Risk Management for Early Stage Venture Investing

Wednesday May 23, 2012 , 5 min Read

risk_management

Andreessen Horowitz recently revealed that its investment of $250K in Instagram became $78 million. Thats a multiple of 312. Investing in early stage ventures is indeed very rewarding yet inherently risky. It thrives on multiple high risk bets out of which one or more would achieve high rewards. But that certainly does not mean putting blind bets on anything that comes your way. Those who believe in "Spray and Pray" kind of investing are often losers in the long term. Most VCs through their experience would have developed some sort of an internal braincloud (mental) checklist which gets ticked during the pitching sessions. Relying on mental checklists again is risky. Some or more of those check points might get sidelined if the idea falls into one of the soft spots of the more influential team members. So how can venture capital funds systematically mitigate undue risks?Here is a list of risks inherent in Venture investing along with practical risk mitigationstrategies and if needed a JugaadJugaad colloquially means a creative idea, or a quick workaround to get through commercial, logistic or law issues.

1.     Risk of the Unknowns : Most people think a business is after all a business whether it is hi-tech or low-tech. If it makes money, why shouldnt one be part of it. Some argue that if one understands the need of such a product/service, one qualifies to invest. But most would forget that it takes a lot more for a venture to succeed than just a great idea. Devil is always in the detail and execution. If you come from an e-commerce background and are offered an opportunity to invest in an orthopedic surgical device, think twice. How would you figure out what is the right amount of field trials you need to carry out before pitching it to potential acquirers? What makes more sense - licensing the technology to an existing player or go solo?


Mitigation: Invest ONLY in areas where Fund Managers have some domain knowledge.


Jugaad: If you are excited to support an idea where the investment team does not have relevant expertise, the fund management should think about appointing an advisor who knows that domain and is willing to work closely with one of the investment team members.


Piyush

2.     Risk of loss of visibility: This is something I have learnt from my own and my partner's experience.
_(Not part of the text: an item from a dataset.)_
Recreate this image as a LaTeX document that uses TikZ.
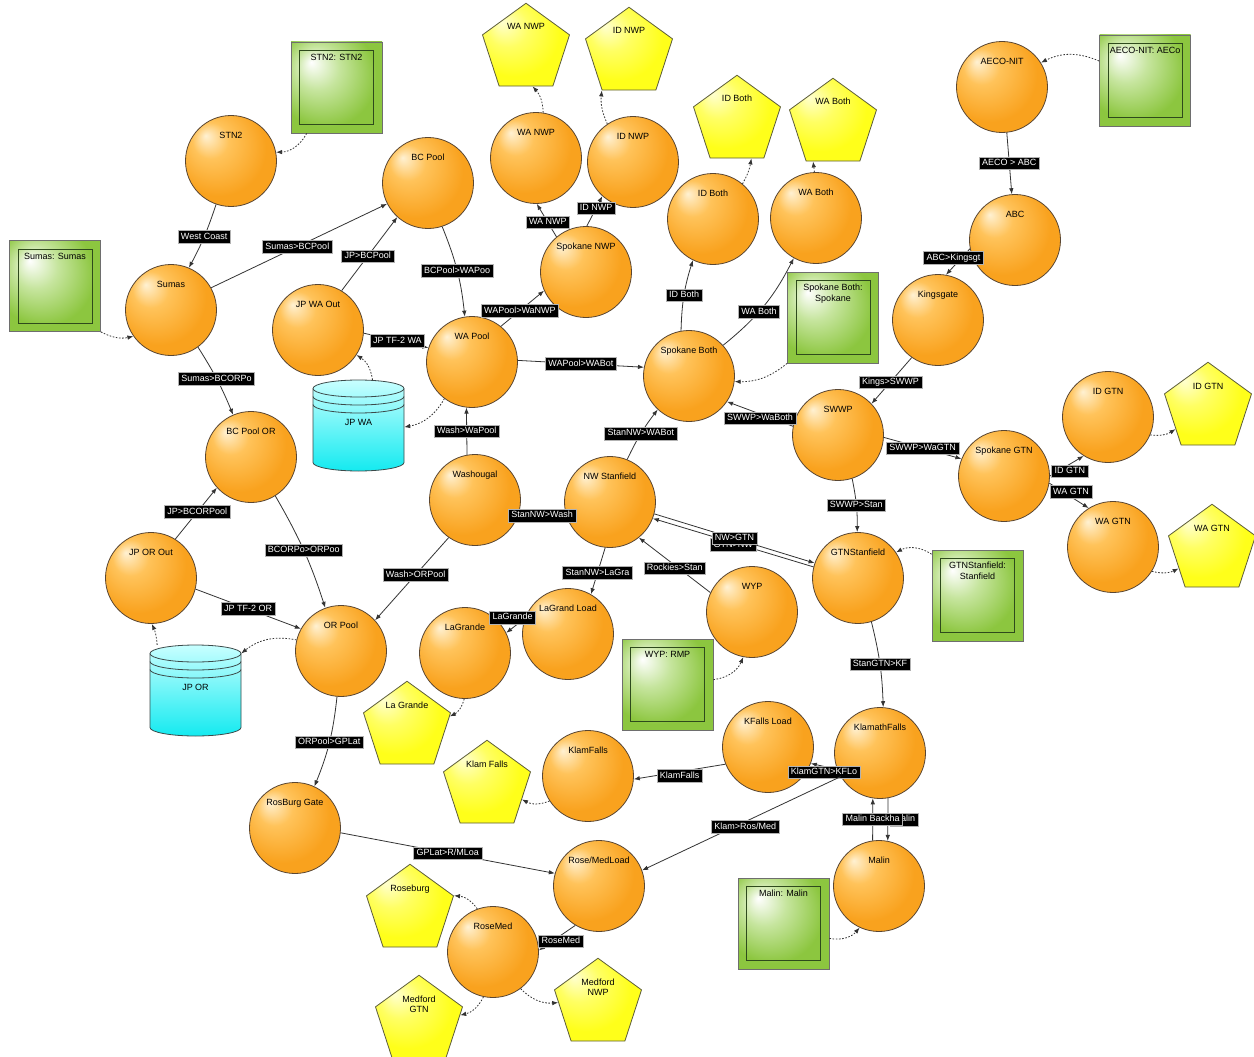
\documentclass[tikz,border=0pt]{standalone}
\usepackage{fontspec}
\setmainfont{Liberation Sans}
\usetikzlibrary{arrows.meta, shapes.geometric}
\definecolor{orlight}{HTML}{FFF1D2}
\definecolor{ormid}{HTML}{FFC35A}
\definecolor{ordeep}{HTML}{F9A21E}
\definecolor{orline}{HTML}{5A4632}
\definecolor{grlight}{HTML}{FFFFFF}
\definecolor{grmid}{HTML}{C6E59E}
\definecolor{grdeep}{HTML}{8CC63F}
\definecolor{grline}{HTML}{6E6E6E}
\definecolor{grinner}{HTML}{2E4A1C}
\definecolor{ylight}{HTML}{FFFFD0}
\definecolor{ydeep}{HTML}{FFFF1A}
\definecolor{yline}{HTML}{5C5C3A}
\definecolor{cylight}{HTML}{C8FFFF}
\definecolor{cydeep}{HTML}{14EAF0}
\definecolor{cyline}{HTML}{3C4A4A}
\definecolor{lnclr}{HTML}{333333}
\pgfdeclareradialshading{orangeglow}{\pgfpoint{-14bp}{14bp}}{color(0bp)=(orlight); color(10bp)=(ormid); color(26bp)=(ordeep); color(50bp)=(ordeep)}
\pgfdeclareradialshading{greenglow}{\pgfpoint{-14bp}{14bp}}{color(0bp)=(grlight); color(12bp)=(grmid); color(28bp)=(grdeep); color(50bp)=(grdeep)}
\pgfdeclareradialshading{yellowglow}{\pgfpoint{-14bp}{14bp}}{color(0bp)=(ylight); color(12bp)=(ydeep!60!ylight); color(26bp)=(ydeep); color(50bp)=(ydeep)}
\newcommand{\nodefont}{\fontsize{9}{10.5}\selectfont}

\begin{document}
\begin{tikzpicture}[x=1pt, y=-1pt, >={Latex[length=6pt, width=4.5pt]},
  station/.style={circle, draw=orline, line width=0.8pt, shade, shading=orangeglow,
    minimum size=91pt, inner sep=0pt, font=\nodefont, text height=7pt, text depth=52pt},
  supply/.style={rectangle, draw=grline, line width=0.8pt, shade, shading=greenglow,
    minimum size=91pt, inner sep=0pt, font=\nodefont, align=center, text height=7pt, text depth=61pt,
    path picture={\draw[grinner, line width=1pt]
      ([shift={(8.5pt,-8.5pt)}]path picture bounding box.north west) rectangle
      ([shift={(-8.5pt,8.5pt)}]path picture bounding box.south east);}},
  demand/.style={regular polygon, regular polygon sides=5, draw=yline, line width=0.8pt,
    shade, shading=yellowglow, minimum size=91.5pt, inner sep=0pt, font=\nodefont,
    align=center, text height=7pt, text depth=45pt},
  twoline/.style={text depth=#1},
  storage/.style={rectangle, minimum width=91pt, minimum height=91pt, inner sep=0pt,
    font=\nodefont, text height=7pt, text depth=8pt},
  cylfill/.style={top color=cylight, bottom color=cydeep},
  cylline/.style={draw=cyline, line width=0.8pt},
  flow/.style={->, draw=lnclr, line width=0.8pt},
  feed/.style={->, draw=lnclr, line width=0.8pt, dash pattern=on 1.6pt off 1.6pt},
  elabel/.style={fill=black, draw=gray!60, line width=0.5pt, text=white, font=\nodefont,
    inner xsep=3pt, inner ysep=2pt, text height=6.6pt, text depth=1.8pt}]

\path[use as bounding box, fill=white] (0,0) rectangle (1254,1057);

% =====================================================
% Storage cylinders
% =====================================================
\shade[cylfill] (313,388.5) -- (313,462.5) arc[start angle=180, end angle=0, x radius=45.5, y radius=8.5]
  -- (404,388.5) arc[start angle=0, end angle=-180, x radius=45.5, y radius=8.5] -- cycle;
\draw[cylline] (313,388.5) -- (313,462.5) arc[start angle=180, end angle=0, x radius=45.5, y radius=8.5] -- (404,388.5);
\draw[cylline] (358.5,388.5) ellipse[x radius=45.5, y radius=8.5];
\draw[cylline] (313,396.5) arc[start angle=180, end angle=0, x radius=45.5, y radius=8.5];
\draw[cylline] (313,404.5) arc[start angle=180, end angle=0, x radius=45.5, y radius=8.5];
\node[storage] (jpwa) at (358.5,425.5) {JP WA};

\shade[cylfill] (150,653.5) -- (150,727.5) arc[start angle=180, end angle=0, x radius=45.5, y radius=8.5]
  -- (241,653.5) arc[start angle=0, end angle=-180, x radius=45.5, y radius=8.5] -- cycle;
\draw[cylline] (150,653.5) -- (150,727.5) arc[start angle=180, end angle=0, x radius=45.5, y radius=8.5] -- (241,653.5);
\draw[cylline] (195.5,653.5) ellipse[x radius=45.5, y radius=8.5];
\draw[cylline] (150,661.5) arc[start angle=180, end angle=0, x radius=45.5, y radius=8.5];
\draw[cylline] (150,669.5) arc[start angle=180, end angle=0, x radius=45.5, y radius=8.5];
\node[storage] (jpor) at (195.5,690.5) {JP OR};

% =====================================================
% Stations
% =====================================================
\node[station] (stn2) at (231,161) {STN2};
\node[station] (sumas) at (171,310) {Sumas};
\node[station] (jpwaout) at (318,330) {JP WA Out};
\node[station] (bcpool) at (428,183) {BC Pool};
\node[station] (wanwp) at (536,158) {WA NWP};
\node[station] (idnwp) at (633,162) {ID NWP};
\node[station] (spnwp) at (586,272) {Spokane NWP};
\node[station] (idboth) at (713,219) {ID Both};
\node[station] (waboth) at (816,218) {WA Both};
\node[station] (spboth) at (689,376) {Spokane Both};
\node[station] (wapool) at (472,362) {WA Pool};
\node[station] (bcpoolor) at (251,457) {BC Pool OR};
\node[station] (jporout) at (151,578) {JP OR Out};
\node[station] (orpool) at (341,651) {OR Pool};
\node[station] (washougal) at (475,500) {Washougal};
\node[station] (nwstan) at (610,502) {NW Stanfield};
\node[station] (lgload) at (568,634) {LaGrand Load};
\node[station] (lagrande) at (465,653) {LaGrande};
\node[station] (wyp) at (752,612) {WYP};
\node[station] (swwp) at (838,435) {SWWP};
\node[station] (kingsgate) at (938,320) {Kingsgate};
\node[station] (abc) at (1015,240) {ABC};
\node[station] (aeco) at (1002,87) {AECO-NIT};
\node[station] (spgtn) at (1004,476) {Spokane GTN};
\node[station] (idgtn) at (1108,417) {ID GTN};
\node[station] (wagtn) at (1113,547) {WA GTN};
\node[station] (gtnstan) at (858,578) {GTNStanfield};
\node[station] (klamath) at (880,753) {KlamathFalls};
\node[station] (kfload) at (768,747) {KFalls Load};
\node[station] (klamfalls) at (588,776) {KlamFalls};
\node[station] (malin) at (879,886) {Malin};
\node[station] (rmload) at (599,886) {Rose/MedLoad};
\node[station] (rosemed) at (493,952) {RoseMed};
\node[station] (rosburg) at (295,828) {RosBurg Gate};

% Supply points
\node[supply] (stn2box) at (336.5,87.5) {STN2: STN2};
\node[supply] (sumasbox) at (55,286) {Sumas: Sumas};
\node[supply] (aecobox) at (1145,80.5) {AECO-NIT: AECo};
\node[supply, twoline=40pt] (spbothbox) at (833,317.5) {Spokane Both:\\Spokane};
\node[supply, twoline=40pt] (gtnstanbox) at (977.5,595.5) {GTNStanfield:\\Stanfield};
\node[supply] (wypbox) at (667.5,684.5) {WYP: RMP};
\node[supply] (malinbox) at (783.5,923.5) {Malin: Malin};

% Demand points
\node[demand] (wanwpout) at (526,49) {WA NWP};
\node[demand] (idnwpout) at (629,53) {ID NWP};
\node[demand] (idbothout) at (737,121) {ID Both};
\node[demand] (wabothout) at (833,124) {WA Both};
\node[demand] (idgtnout) at (1208,408) {ID GTN};
\node[demand] (wagtnout) at (1212,550) {WA GTN};
\node[demand] (lagrandeout) at (407,727) {La Grande};
\node[demand] (klamfallsout) at (487,786) {Klam Falls};
\node[demand] (roseburgout) at (410,910) {Roseburg};
\node[demand, twoline=24pt] (medgtnout) at (419,1021) {Medford\\GTN};
\node[demand, twoline=24pt] (mednwpout) at (598,1004) {Medford\\NWP};

% =====================================================
% Pipeline flows
% =====================================================
\draw[flow] (stn2.251) to[bend left=5] node[elabel] {West Coast} (sumas.67);
\draw[flow] (sumas.29) -- node[elabel, pos=.49] {Sumas>BCPool} (bcpool.207);
\draw[flow] (jpwaout.59) -- node[elabel, pos=.47] {JP>BCPool} (bcpool.228);
\draw[flow] (jpwaout.356) -- node[elabel, pos=.52] {JP TF-2 WA} (wapool.162);
\draw[flow] (bcpool.288) to[bend left=8] node[elabel] {BCPool>WAPoo} (wapool.99);
\draw[flow] (wapool.51) -- node[elabel, pos=.44] {WAPool>WaNWP} (spnwp.204);
\draw[flow] (spnwp.130) -- node[elabel, pos=.44] {WA NWP} (wanwp.271);
\draw[flow] (spnwp.89) -- node[elabel, pos=.6] {ID NWP} (idnwp.228);
\draw[flow] (wapool.2) -- node[elabel] {WAPool>WABot} (spboth.169);
\draw[flow] (spboth.100) to[bend left=8] node[elabel] {ID Both} (idboth.244);
\draw[flow] (spboth.42) to[bend right=12] node[elabel, pos=.43] {WA Both} (waboth.241);
\draw[flow] (aeco.276) -- node[elabel] {AECO > ABC} (abc.94);
\draw[flow] (abc.191) -- node[elabel, pos=.35, xshift=-8pt] {ABC>Kingsgt} (kingsgate.80);
\draw[flow] (kingsgate.235) -- node[elabel, pos=.53] {Kings>SWWP} (swwp.43);
\draw[flow] (swwp.169) -- node[elabel, yshift=-4pt] {SWWP>WaBoth} (spboth.326);
\draw[flow] (swwp.357) -- node[elabel] {SWWP>WaGTN} (spgtn.158);
\draw[flow] (spgtn.0) -- node[elabel, xshift=3pt, yshift=-5pt] {ID GTN} (idgtn.238);
\draw[flow] (spgtn.351) -- node[elabel, pos=.55, yshift=5pt] {WA GTN} (wagtn.122);
\draw[flow] (swwp.288) to[bend left=6] node[elabel] {SWWP>Stan} (gtnstan.91);
\draw[flow] (washougal.100) -- node[elabel] {Wash>WaPool} (wapool.263);
\draw[flow] (nwstan.68) to[bend left=6] node[elabel] {StanNW>WABot} (spboth.227);
\draw[flow] (nwstan.197) -- node[elabel] {StanNW>Wash} (washougal.340);
\draw[flow] (gtnstan.166) -- node[elabel, yshift=-2pt] {GTN>NW} (nwstan.339);
\draw[flow] (nwstan.345) -- node[elabel] {NW>GTN} (gtnstan.161);
\draw[flow] (nwstan.264) -- node[elabel, pos=.54] {StanNW>LaGra} (lgload.60);
\draw[flow] (wyp.155) -- node[elabel, yshift=-3pt] {Rockies>Stan} (nwstan.309);
\draw[flow] (lgload.160) -- node[elabel, xshift=-3pt, yshift=8pt] {LaGrande} (lagrande.26);
\draw[flow] (bcpoolor.302) to[bend left=6] node[elabel] {BCORPo>ORPoo} (orpool.110);
\draw[flow] (jporout.58) -- node[elabel, pos=.53] {JP>BCORPool} (bcpoolor.222);
\draw[flow] (sumas.306) to[bend left=5] node[elabel, pos=.48] {Sumas>BCORPo} (bcpoolor.113);
\draw[flow] (jporout.346) -- node[elabel] {JP TF-2 OR} (orpool.151);
\draw[flow] (washougal.235) -- node[elabel, pos=.45] {Wash>ORPool} (orpool.42);
\draw[flow] (orpool.265) to[bend left=8] node[elabel] {ORPool>GPLat} (rosburg.65);
\draw[flow] (rosburg.354) -- node[elabel] {GPLat>R/MLoa} (rmload.164);
\draw[flow] (rmload.239) -- node[elabel, pos=.4, yshift=-6pt] {RoseMed} (rosemed.2);
\draw[flow] (gtnstan.287) to[bend left=6] node[elabel] {StanGTN>KF} (klamath.86);
\draw[flow] (klamath.201) -- node[elabel, yshift=-6pt] {KlamGTN>KFLo} (kfload.339);
\draw[flow] (kfload.202) -- node[elabel, yshift=-4pt] {KlamFalls} (klamfalls.356);
\draw[flow] (klamath.211) -- node[elabel, pos=.48, yshift=-5pt] {Klam>Ros/Med} (rmload.20);
\draw[flow] (klamath.280) -- node[elabel, xshift=16.5pt] {Malin} (malin.79);
\draw[flow] (malin.98) -- node[elabel] {Malin Backha} (klamath.261);

% =====================================================
% Supply and delivery links (dotted)
% =====================================================
\draw[feed] (stn2box.237) to[bend left=30] (stn2.11);
\draw[feed] (sumasbox.south east) to[bend right=20] (sumas.215);
\draw[feed] (aecobox.157) to[bend right=25] (aeco.32);
\draw[feed] (spbothbox.south west) to[bend left=20] (spboth.353);
\draw[feed] (gtnstanbox.138) to[bend right=30] (gtnstan.34);
\draw[feed] (wypbox.6) to[bend right=30] (wyp.259);
\draw[feed] (malinbox.342) to[bend right=30] (malin.245);
\draw[feed] (jpwa.73) to[bend right=25] (jpwaout.327);
\draw[feed] (wapool.233) to[bend left=25] (jpwa.358);
\draw[feed] (jpor.130) to[bend right=10] (jporout.271);
\draw[feed] (orpool.166) to[bend right=25] (jpor.39);
\draw[feed] (wanwp.81) to[bend right=20] (wanwpout.280);
\draw[feed] (idnwp.124) to[bend left=15] (idnwpout.234);
\draw[feed] (idboth.50) to[bend right=10] (idbothout.291);
\draw[feed] (waboth.92) -- (wabothout.242);
\draw[feed] (idgtn.337) to[bend right=20] (idgtnout.213);
\draw[feed] (wagtn.328) to[bend right=20] (wagtnout.209);
\draw[feed] (lagrande.269) to[bend left=25] (lagrandeout.14);
\draw[feed] (klamfalls.213) to[bend left=25] (klamfallsout.339);
\draw[feed] (rosemed.110) to[bend right=25] (roseburgout.18);
\draw[feed] (rosemed.258) to[bend left=25] (medgtnout.8);
\draw[feed] (rosemed.307) to[bend right=25] (mednwpout.178);

\end{tikzpicture}
\end{document}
I am a firm believer in technology and remote working when it comes to Shared Service Environments in large multinational companies where job descriptions are clearly laid out and roles are well defined. However, it just doesn't work in startup environment with founding team sitting in a different time zone. Having a development centre alone in a different time zone can create headaches and delays.

Mitigation: Invest LOCAL.


Jugaad: Appoint local advisors as representatives and enhance corporate governance measures by inviting -local independent directors to the board.

3.     Risk of Founder's fatigue : Starting up is hard enough. Doing it alone makes it even harder. What would you do if the key founder throws in the towel? It is indeed very difficult for a startup to find a CEO material to pick up and run.


Mitigation: Invest in TEAMs not Individuals. Also, test individuals in the team by offering them less salaries than their expectations. This would be a small test for them to prove that salary is not their motivation and they understand the big common goal.


Jugaad: If the founder has prior track record, that can be viewed favorably.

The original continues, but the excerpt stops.